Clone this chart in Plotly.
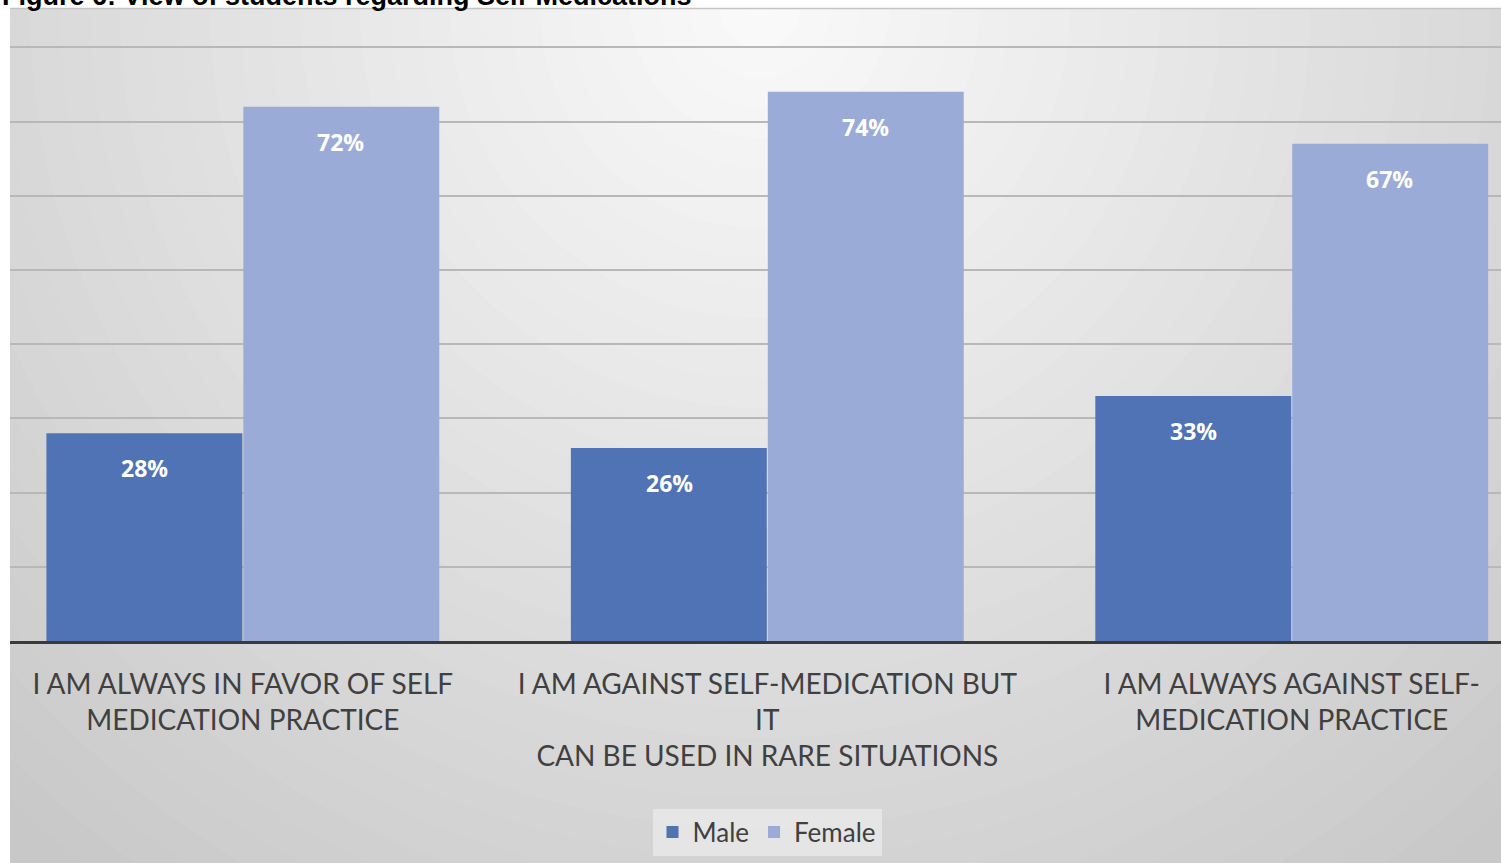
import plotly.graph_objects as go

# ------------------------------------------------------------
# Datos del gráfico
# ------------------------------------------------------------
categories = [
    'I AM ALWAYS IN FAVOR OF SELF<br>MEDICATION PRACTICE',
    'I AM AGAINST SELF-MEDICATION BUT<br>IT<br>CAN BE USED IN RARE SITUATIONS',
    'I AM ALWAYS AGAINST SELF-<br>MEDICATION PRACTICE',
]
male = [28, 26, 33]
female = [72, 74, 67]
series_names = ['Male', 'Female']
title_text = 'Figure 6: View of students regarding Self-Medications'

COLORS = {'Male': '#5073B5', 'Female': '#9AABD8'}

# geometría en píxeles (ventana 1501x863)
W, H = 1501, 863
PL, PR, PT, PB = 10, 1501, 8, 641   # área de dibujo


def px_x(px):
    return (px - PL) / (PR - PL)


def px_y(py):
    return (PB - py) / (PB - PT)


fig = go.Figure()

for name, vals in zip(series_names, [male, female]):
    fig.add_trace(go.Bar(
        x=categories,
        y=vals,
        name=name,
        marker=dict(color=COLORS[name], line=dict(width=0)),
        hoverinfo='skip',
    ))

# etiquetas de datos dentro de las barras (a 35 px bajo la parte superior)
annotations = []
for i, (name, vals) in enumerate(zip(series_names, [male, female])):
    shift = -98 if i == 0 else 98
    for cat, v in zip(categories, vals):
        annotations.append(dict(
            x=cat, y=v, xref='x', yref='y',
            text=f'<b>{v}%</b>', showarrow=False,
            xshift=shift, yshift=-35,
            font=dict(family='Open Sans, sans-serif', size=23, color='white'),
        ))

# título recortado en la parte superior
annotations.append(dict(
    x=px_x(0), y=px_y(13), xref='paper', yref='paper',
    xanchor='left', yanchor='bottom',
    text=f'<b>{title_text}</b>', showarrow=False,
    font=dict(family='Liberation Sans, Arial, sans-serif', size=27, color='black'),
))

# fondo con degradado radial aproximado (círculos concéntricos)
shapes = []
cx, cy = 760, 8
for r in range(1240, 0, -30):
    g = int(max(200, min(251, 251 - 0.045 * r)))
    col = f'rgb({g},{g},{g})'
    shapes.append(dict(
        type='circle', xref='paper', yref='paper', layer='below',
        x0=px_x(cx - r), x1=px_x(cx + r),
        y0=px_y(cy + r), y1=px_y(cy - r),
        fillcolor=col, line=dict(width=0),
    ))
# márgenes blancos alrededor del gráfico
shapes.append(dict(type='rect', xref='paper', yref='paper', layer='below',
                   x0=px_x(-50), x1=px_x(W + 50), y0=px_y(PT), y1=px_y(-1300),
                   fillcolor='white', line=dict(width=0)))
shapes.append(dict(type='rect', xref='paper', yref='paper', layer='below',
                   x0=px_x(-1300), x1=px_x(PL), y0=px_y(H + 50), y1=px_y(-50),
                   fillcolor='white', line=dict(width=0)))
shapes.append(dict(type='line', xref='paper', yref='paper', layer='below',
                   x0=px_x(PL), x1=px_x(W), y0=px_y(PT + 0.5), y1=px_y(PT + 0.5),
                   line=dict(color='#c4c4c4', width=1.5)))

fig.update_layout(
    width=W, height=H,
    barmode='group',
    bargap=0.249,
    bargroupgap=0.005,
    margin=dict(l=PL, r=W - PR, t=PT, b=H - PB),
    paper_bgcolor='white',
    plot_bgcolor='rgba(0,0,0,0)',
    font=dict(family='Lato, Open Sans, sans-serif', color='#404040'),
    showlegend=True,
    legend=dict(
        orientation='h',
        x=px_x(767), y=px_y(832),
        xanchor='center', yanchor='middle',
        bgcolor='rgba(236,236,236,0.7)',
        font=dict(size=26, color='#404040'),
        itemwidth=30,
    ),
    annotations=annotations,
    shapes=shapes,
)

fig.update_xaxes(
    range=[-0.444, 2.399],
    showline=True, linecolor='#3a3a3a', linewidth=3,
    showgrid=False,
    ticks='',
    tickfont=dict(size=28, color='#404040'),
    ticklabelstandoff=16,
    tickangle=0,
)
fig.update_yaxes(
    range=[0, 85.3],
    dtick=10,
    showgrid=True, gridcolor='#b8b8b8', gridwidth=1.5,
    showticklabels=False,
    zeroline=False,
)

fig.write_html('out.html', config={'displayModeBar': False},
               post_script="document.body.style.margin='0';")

——

• [Task prompt] Return, unchanged, the lines from the first line of the material through the line that holds "import plotly.graph_objects as go", inclusive, omitting pictures.

• [Task answer]
Clone this chart in Plotly.
import plotly.graph_objects as go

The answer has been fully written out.